New Participant

Question

Full text catalog indexing is not working

Forum|Forum|6 years ago
September 13, 2019
3 replies
1632 views

Dear Team,

I am using the feature "full text index with catalog" to index my PDF. Everytime, process get aborted and error is shown at different pages.

For example :

Error extracting words from page 29067
Error extracting words from page 29068
Found two consecutive pages with errors. Rest of the file will be skipped

---

Error extracting words from page 39139
Error extracting words from page 39140
Found two consecutive pages with errors. Rest of the file will be skipped

Likewise everytime error is occurring but at different page numbers.

Total pages: 40784.

Please feedback.

This topic has been closed for replies.

ls_rbls

Community Expert

Hi,

Please refer to the following help link:

https://helpx.adobe.com/acrobat/using/creating-pdf-indexes.html

And here:

https://community.adobe.com/t5/Acrobat/Indexing-PDFs/td-p/9222958

Look in the answer provided by Jane-E in the thread above

ls_rbls

Community Expert

Assuming that the index you've created was working before and, that this is the first time that this problem has manifested, here are a few ideas that I can think of:

1) Consider creating a new index definition catalogue of a full-text index search for just the PDF documents you are extracting information from.

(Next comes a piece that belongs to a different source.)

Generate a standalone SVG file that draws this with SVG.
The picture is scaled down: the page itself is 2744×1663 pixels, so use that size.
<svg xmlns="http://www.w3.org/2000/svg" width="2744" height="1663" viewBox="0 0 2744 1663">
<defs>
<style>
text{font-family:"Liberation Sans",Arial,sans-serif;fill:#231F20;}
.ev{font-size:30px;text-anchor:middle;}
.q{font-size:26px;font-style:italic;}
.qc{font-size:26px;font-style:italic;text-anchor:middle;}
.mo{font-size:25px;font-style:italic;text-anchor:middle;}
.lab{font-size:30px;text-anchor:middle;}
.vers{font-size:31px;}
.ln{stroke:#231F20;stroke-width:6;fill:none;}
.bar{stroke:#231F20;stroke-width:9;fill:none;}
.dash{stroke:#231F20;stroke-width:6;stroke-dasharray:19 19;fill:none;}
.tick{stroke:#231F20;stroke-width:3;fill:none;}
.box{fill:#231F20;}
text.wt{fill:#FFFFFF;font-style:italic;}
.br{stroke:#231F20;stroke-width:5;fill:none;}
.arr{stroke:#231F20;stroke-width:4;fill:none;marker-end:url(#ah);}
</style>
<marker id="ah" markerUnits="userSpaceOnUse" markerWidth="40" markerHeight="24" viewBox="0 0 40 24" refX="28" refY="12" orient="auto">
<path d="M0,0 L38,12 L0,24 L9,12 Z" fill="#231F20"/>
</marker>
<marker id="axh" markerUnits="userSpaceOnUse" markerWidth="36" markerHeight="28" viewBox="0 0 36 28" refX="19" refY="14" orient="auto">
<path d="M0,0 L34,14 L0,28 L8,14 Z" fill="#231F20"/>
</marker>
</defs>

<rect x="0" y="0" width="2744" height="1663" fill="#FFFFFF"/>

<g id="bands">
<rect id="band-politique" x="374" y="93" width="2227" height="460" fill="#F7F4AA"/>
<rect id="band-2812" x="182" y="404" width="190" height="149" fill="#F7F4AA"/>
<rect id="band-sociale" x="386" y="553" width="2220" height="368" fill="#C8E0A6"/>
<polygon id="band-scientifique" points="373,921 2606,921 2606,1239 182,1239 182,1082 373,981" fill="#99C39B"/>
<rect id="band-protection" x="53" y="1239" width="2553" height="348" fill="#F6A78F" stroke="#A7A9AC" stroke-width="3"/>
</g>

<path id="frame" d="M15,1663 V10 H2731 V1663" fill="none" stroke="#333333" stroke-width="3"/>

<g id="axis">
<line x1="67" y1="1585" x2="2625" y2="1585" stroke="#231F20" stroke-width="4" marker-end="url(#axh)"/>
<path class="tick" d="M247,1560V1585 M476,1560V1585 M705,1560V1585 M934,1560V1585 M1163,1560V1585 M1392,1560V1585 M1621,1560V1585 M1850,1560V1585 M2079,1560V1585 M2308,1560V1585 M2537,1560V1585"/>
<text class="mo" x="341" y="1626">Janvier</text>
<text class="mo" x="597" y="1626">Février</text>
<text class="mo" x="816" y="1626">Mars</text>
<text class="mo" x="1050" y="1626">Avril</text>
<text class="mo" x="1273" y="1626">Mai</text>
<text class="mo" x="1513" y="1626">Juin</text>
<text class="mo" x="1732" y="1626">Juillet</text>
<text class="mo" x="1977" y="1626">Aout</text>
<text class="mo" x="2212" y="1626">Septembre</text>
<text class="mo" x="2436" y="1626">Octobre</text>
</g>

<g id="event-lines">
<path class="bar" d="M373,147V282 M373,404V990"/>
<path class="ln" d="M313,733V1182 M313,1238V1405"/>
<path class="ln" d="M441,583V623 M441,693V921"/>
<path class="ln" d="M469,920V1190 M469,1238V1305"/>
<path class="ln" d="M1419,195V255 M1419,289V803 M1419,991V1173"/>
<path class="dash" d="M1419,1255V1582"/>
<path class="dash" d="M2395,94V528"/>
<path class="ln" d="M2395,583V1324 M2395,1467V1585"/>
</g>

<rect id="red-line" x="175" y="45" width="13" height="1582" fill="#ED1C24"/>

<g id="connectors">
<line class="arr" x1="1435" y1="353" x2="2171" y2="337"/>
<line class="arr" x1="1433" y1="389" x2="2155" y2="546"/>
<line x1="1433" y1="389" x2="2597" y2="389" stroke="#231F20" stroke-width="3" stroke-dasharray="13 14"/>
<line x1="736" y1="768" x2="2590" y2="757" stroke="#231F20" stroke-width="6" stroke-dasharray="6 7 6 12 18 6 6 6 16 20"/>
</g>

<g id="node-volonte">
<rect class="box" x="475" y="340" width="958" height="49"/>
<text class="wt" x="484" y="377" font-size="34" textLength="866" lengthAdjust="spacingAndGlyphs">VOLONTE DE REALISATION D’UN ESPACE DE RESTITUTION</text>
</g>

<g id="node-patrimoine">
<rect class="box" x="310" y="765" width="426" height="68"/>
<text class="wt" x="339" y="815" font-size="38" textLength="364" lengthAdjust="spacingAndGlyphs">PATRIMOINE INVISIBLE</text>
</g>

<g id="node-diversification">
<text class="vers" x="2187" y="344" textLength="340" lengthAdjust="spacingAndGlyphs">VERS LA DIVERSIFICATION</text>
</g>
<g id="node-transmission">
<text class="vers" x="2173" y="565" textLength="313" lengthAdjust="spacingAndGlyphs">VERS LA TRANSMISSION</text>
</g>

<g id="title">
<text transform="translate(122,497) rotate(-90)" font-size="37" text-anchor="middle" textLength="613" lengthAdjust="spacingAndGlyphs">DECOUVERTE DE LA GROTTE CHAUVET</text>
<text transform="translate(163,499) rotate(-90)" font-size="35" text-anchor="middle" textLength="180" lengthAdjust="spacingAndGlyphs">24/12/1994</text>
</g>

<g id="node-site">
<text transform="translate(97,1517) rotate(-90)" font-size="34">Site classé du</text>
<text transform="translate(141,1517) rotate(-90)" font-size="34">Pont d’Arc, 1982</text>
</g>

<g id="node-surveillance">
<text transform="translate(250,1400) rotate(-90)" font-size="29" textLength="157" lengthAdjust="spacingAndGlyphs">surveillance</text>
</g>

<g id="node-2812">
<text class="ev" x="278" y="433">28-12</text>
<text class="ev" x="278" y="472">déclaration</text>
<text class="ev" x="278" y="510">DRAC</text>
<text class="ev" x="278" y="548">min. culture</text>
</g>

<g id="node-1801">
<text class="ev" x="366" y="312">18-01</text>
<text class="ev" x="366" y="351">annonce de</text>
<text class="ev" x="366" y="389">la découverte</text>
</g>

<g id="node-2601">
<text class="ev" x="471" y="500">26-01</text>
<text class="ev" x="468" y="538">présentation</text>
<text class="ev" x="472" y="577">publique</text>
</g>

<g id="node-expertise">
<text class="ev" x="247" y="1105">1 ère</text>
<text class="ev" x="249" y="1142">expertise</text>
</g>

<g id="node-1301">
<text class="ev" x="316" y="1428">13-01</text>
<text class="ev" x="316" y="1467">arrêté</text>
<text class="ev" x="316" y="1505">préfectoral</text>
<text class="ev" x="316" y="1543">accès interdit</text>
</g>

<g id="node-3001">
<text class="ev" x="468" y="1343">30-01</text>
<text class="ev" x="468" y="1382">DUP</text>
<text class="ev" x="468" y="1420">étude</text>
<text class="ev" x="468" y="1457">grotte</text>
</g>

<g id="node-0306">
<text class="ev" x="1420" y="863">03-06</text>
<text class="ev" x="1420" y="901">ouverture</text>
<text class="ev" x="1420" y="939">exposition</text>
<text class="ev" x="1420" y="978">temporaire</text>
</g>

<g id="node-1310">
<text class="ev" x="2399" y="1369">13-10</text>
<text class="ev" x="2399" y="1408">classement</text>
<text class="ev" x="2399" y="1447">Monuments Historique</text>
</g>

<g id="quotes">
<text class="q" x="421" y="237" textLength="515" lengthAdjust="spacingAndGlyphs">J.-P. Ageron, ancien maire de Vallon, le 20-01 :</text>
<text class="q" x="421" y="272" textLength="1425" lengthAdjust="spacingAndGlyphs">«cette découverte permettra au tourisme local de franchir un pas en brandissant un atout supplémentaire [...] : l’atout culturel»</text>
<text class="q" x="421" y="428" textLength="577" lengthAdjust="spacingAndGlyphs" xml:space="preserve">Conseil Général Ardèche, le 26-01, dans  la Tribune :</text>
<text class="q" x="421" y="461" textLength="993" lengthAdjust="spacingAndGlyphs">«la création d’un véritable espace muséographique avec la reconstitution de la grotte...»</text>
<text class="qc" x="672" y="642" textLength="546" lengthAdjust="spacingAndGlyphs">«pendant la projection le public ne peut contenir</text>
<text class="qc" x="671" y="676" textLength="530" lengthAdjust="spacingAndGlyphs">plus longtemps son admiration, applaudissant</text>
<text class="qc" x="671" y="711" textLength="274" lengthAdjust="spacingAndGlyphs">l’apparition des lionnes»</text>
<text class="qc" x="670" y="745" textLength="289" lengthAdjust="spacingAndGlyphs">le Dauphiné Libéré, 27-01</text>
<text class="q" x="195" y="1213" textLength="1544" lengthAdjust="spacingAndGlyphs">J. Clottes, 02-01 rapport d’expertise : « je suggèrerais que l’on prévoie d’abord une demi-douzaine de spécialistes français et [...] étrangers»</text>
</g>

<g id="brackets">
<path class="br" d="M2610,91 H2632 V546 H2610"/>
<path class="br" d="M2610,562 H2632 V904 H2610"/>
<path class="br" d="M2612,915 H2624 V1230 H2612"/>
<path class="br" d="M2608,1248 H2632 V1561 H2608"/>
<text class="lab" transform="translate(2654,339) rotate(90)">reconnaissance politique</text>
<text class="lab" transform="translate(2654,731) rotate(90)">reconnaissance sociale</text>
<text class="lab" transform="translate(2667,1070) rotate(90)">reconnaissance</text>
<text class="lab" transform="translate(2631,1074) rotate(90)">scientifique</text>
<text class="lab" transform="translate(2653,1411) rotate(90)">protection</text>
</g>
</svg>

2) OR, redefine the document collections in a local directory (ensuring that all the documents you want to search exist in a single directory of the local hard drive of the computer you are using when the index search is performed on those given files

3) OR, verify that those files ( or some of the files) that you are working on are not opened by another user, if, let's say, shared among different users over a network or cloud service when you are trying to perform the index search).

4) Create a new index catalogue but this time paying close attention to what exactly you want to be searched for under "Index Description" ---> "Options" ("Do not include numbers", "Add IDs to Adobe PDF v1.0 files", "Do Not warn for changed documents when searching")

Also, redefining the list of "Custom Properties to be indexed, "XMP fields to be indexed" and "Structure Tags"

5) And if you are running Windows operating system, ensure that when you add entries to "include these directories" and "include these subdirectories" , that you have instructed the operating system to also index those directories for faster searches.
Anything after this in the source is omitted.